● **WHAT IS EXPECTED**: Read the material below. Count the lines containing "file" and give that count alone.
··· MATERIAL SUPPLIED ···
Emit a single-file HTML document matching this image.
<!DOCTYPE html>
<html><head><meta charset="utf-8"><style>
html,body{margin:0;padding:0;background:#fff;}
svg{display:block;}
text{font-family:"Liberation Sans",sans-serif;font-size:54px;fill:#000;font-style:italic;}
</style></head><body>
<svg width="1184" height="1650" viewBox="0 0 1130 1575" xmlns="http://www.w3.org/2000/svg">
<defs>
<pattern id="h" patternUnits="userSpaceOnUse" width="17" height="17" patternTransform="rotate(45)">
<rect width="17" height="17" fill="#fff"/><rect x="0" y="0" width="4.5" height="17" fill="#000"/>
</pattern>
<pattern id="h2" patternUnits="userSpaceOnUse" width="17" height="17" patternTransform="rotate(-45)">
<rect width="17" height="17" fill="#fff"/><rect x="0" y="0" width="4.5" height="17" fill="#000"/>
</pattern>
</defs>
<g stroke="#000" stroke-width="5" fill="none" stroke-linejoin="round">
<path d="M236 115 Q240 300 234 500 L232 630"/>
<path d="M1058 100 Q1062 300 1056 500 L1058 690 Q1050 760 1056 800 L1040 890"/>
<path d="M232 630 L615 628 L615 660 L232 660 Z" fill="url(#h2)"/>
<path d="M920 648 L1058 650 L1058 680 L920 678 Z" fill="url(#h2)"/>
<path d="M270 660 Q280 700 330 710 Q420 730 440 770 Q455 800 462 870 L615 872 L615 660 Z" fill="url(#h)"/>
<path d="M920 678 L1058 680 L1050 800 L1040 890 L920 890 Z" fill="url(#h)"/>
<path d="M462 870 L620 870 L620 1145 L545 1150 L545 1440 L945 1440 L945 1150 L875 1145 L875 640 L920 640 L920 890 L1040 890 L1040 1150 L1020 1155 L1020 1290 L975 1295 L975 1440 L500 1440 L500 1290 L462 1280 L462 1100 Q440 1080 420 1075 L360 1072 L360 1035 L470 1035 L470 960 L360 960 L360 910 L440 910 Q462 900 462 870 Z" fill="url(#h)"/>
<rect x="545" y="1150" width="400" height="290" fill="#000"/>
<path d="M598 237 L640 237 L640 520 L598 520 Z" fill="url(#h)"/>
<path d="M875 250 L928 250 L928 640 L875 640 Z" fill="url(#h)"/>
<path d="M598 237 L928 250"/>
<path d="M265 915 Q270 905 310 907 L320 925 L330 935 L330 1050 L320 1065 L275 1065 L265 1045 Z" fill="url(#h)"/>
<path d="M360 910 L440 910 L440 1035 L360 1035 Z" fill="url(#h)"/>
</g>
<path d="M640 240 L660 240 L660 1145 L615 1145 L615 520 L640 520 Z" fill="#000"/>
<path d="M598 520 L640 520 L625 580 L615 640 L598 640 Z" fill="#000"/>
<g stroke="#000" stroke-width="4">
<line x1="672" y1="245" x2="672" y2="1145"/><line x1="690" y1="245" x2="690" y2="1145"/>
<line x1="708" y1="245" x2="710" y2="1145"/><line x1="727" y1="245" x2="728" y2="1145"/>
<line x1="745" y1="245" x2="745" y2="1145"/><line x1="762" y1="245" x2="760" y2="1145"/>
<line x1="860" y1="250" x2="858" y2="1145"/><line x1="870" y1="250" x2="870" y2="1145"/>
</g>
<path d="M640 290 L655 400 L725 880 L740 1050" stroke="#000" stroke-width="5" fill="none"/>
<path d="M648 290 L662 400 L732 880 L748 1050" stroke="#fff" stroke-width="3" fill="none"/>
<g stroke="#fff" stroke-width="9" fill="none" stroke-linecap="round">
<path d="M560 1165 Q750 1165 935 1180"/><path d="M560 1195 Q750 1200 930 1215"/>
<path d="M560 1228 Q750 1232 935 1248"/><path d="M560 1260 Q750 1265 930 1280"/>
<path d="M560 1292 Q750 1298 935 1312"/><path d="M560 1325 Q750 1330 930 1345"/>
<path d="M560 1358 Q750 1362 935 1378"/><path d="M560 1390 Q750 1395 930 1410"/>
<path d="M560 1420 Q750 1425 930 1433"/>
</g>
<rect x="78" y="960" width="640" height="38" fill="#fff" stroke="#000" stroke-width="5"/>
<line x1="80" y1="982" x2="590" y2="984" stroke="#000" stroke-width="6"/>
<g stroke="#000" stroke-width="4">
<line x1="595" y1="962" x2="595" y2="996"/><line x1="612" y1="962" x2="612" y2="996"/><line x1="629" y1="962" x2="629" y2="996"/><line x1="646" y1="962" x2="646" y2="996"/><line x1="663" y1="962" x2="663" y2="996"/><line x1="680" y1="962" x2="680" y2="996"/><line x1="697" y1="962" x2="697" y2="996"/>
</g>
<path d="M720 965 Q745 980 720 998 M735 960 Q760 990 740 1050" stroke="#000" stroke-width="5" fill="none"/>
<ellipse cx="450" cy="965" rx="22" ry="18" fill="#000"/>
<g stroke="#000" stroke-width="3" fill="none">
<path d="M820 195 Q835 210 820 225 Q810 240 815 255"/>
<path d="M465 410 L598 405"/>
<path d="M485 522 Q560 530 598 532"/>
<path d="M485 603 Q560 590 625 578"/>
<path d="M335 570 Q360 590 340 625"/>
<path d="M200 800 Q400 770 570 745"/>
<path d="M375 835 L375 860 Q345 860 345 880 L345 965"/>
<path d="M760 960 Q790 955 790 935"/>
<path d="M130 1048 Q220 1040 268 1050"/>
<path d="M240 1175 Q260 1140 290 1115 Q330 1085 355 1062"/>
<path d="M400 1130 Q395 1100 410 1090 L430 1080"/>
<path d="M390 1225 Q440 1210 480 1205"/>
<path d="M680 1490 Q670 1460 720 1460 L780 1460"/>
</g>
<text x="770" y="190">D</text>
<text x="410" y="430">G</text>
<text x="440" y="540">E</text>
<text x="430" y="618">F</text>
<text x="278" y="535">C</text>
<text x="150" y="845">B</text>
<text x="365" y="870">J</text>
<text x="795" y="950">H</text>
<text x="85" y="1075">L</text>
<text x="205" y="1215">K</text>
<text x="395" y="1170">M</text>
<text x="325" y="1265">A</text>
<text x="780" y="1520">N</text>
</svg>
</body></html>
···
··· MATERIAL SUPPLIED ···
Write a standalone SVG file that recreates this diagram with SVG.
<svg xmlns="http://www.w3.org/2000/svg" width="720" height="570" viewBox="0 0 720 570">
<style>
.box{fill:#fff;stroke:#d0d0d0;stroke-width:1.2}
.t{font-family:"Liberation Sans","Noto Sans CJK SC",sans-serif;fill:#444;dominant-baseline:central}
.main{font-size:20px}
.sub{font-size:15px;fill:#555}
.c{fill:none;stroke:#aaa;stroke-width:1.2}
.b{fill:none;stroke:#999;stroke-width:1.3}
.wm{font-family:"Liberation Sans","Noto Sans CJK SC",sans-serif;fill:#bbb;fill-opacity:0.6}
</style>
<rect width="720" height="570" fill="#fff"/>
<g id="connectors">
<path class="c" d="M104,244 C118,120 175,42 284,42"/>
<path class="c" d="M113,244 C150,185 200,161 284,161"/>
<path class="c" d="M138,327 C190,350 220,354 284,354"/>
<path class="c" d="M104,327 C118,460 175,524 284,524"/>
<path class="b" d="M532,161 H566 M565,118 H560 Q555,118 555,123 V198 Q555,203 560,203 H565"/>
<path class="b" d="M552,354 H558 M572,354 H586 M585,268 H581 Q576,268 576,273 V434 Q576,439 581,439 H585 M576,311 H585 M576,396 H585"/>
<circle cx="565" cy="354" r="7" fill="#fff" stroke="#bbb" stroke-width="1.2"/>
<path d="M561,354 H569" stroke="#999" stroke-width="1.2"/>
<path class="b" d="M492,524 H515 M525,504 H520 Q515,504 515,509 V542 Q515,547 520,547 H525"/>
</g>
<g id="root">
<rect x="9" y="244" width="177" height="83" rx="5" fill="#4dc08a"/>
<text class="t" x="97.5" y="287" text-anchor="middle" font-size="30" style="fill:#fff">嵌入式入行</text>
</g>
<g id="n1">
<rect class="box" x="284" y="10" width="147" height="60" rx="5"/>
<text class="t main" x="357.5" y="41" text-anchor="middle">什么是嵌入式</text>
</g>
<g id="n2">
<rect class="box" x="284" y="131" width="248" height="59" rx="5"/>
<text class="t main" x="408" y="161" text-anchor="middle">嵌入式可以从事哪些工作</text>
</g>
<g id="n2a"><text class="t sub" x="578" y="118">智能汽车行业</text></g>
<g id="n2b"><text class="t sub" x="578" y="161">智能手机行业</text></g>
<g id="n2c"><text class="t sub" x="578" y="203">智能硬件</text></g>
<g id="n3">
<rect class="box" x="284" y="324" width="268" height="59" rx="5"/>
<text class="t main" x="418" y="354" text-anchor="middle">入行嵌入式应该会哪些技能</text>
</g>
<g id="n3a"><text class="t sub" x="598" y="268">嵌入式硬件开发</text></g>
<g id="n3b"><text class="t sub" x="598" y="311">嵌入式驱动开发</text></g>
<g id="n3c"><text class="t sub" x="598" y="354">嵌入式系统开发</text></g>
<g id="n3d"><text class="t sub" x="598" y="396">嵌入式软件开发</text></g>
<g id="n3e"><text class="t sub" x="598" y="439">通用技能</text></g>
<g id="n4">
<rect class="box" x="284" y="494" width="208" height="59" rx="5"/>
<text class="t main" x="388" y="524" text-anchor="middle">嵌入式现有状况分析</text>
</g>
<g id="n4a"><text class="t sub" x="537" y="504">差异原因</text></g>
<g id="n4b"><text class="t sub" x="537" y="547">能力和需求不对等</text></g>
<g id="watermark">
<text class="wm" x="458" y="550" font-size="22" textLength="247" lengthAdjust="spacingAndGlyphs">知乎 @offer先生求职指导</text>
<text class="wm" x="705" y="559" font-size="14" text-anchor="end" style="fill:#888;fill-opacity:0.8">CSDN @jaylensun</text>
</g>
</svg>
···
··· MATERIAL SUPPLIED ···
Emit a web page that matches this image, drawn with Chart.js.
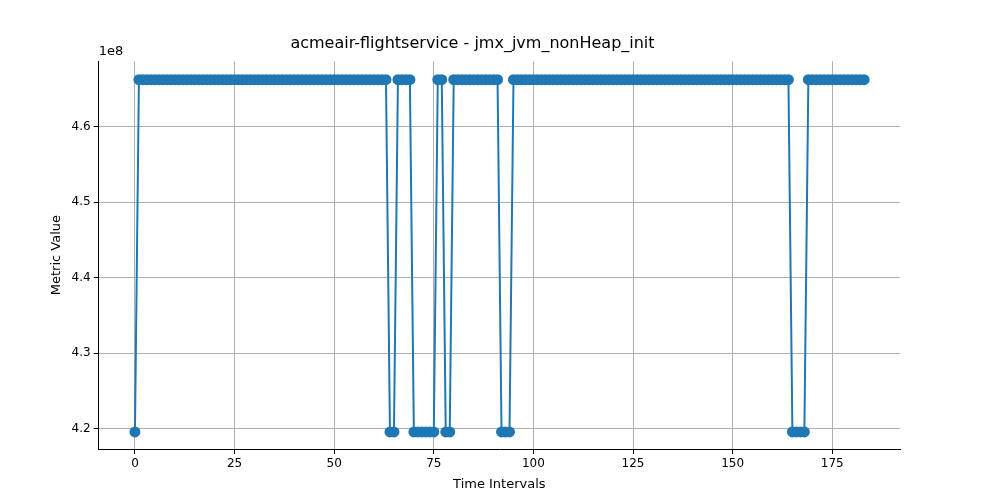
···
● **RESULT**: 2